How many people have lectured you
to shut your laptop/smart phone for a while and go out and have fun? How many
videos have you seen in last couple of years showing what we lose when we indulge
ourselves in the virtual world? How many times have you felt that your
childhood was awesome when you played hide and seek instead of Candy Crush or
Subway Surfer or Flappy Birds? How many times did you see your siblings play
FIFA ’14 and wonder that they won’t know how it feels to play in the dirt? How
many acquaintances/so-called friends have asked you that why internet is so
important? Why can’t you just go out and hang out with people?
I am sure that the people of my
age group have certainly come across these questions so many times that like me
they do not bother to keep the count. I am an active person in the social
networking sites. In my real life, I am tagged as a strictly boring person who
wouldn’t get out of her virtual world. Yes, I am one of those who lives two
different lives.
Coming to Delhi for my
graduation, by far, seems to be my best decision. Initially I hated the capital
city. And by city, I mean the people I met. Had I not been here, the
discrimination on the basis of caste, creed, gender, region and religion would
have been just a part of my Civics books in school. I would have never come
across the unbelievable stereotypes of the society. And of all things, I would
not have known what the word ‘society’ means.
To my restless mind, gave peace
the penned down thoughts of many people living their life miles away from
me. Books, the all time escape became my
best friends. Blogging became the hobby that I cherished the most. Around me were the
people who did not understand how reading and writing can be done for fun and not
for scoring in exams. I did not deny an explanation but I denied explaining when
they weren’t ready to accept. I was judged and I barely cared.
I was proud to not be a part of
the convention that the so called ‘society’ suggests. I was proud to have a
childhood in place which knew no discrimination. I was proud that I did not
follow the societal stereotypes. I was proud that my curious mind questioned the
never-asked-but-followed rituals. I was proud to have read books which took me
around the world when I couldn’t go on my own. I was proud that fictions made
it easier for me to understand the human psychology. And I still am.
The social networking sites, be
it Facebook or Twitter, made me meet people of my own kind - people who
appreciated reading, people who encouraged writing, people who could think
beyond the societal norms, stereotypes and discrimination and people who
claimed equality and did not live under patriarchy, people who appreciated the
human tendencies and people who did not judge me for I wasn’t similar to them. I
confined to them. I started living in the virtual ‘social’ life.
When I say I like being alone, I am
definitely lying. Living a secluded life isn’t my thing. But it’s better to be
alone than feeling lonely in a crowd. I am the person who would love to speak about
my perspective of everything and would appreciate an intellectual chat instead
of mere gossips.

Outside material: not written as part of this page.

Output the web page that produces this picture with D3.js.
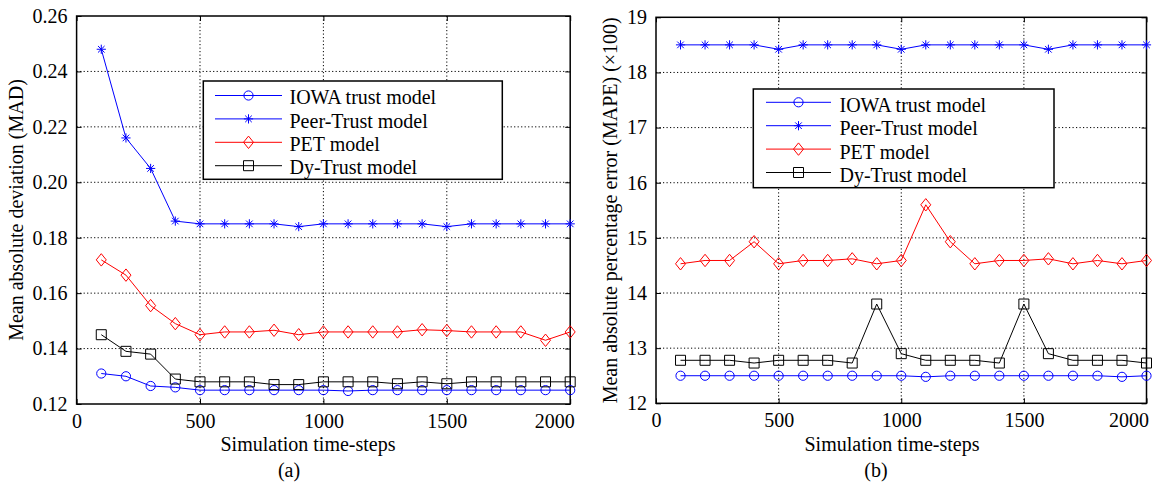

I am the person who would debate on patriarchy instead of
dancing to the tunes of sexist Bollywood Item numbers/Honey Singh songs which
by the way is the most common way of having fun in the real world around me. Believe
me I long for some real life action in my life. If I could I would probably try
every adventure sport, go around the world without the fiction. I am the person
who wouldn’t mind going out at midnight to paint the town which is obviously a
metaphor.
I certainly have more
acquaintances in the illusive world than the real one. People ask me why I love
being in my college theatre group? My parents probably wouldn’t understand why I
cannot simply quit doing theatre? I am probably that person in the group who
still knows nothing about acting. But the discussions we have in there have
made me develop so much. To most of the people, it would seem that being a part
of theatre has spoiled me. But I would say that it is the only thing which
saved me, kept me sane.
My theatre group is my only real
social life. Otherwise I am the obnoxious boring person whom you cannot bear
for a minute and who is always updating a piece of her mind here and there
because she simply cannot keep it to herself. The idea of shutting down the
laptop and the smart phone to enjoy the life outside seems tempting to me. It really
is. But only if the right kind of people are around, because I am not the
person who can bear anyone and everyone all the time.
I read. I write. I love listening
to an intellectual discussion over a bread pakoda and chai. I hate Honey Singh’s
songs. I hate dancing to the tunes of bollywood item songs.
And this does not mean I do not
have a social life. Virtual or real, I have both. It simple does not include
every acquaintance of mine. And I do not think there is anything wrong in being
active on social networking sites if you find the right people there and not in
your real life. And no matter who says what, you always have the time to look
up and say hi to the passerby. You’re never too busy or addicted to the unreal.
You just made a choice that makes you happy. And you know, you do not have to
please anybody, no matter which ‘social’ life they come from.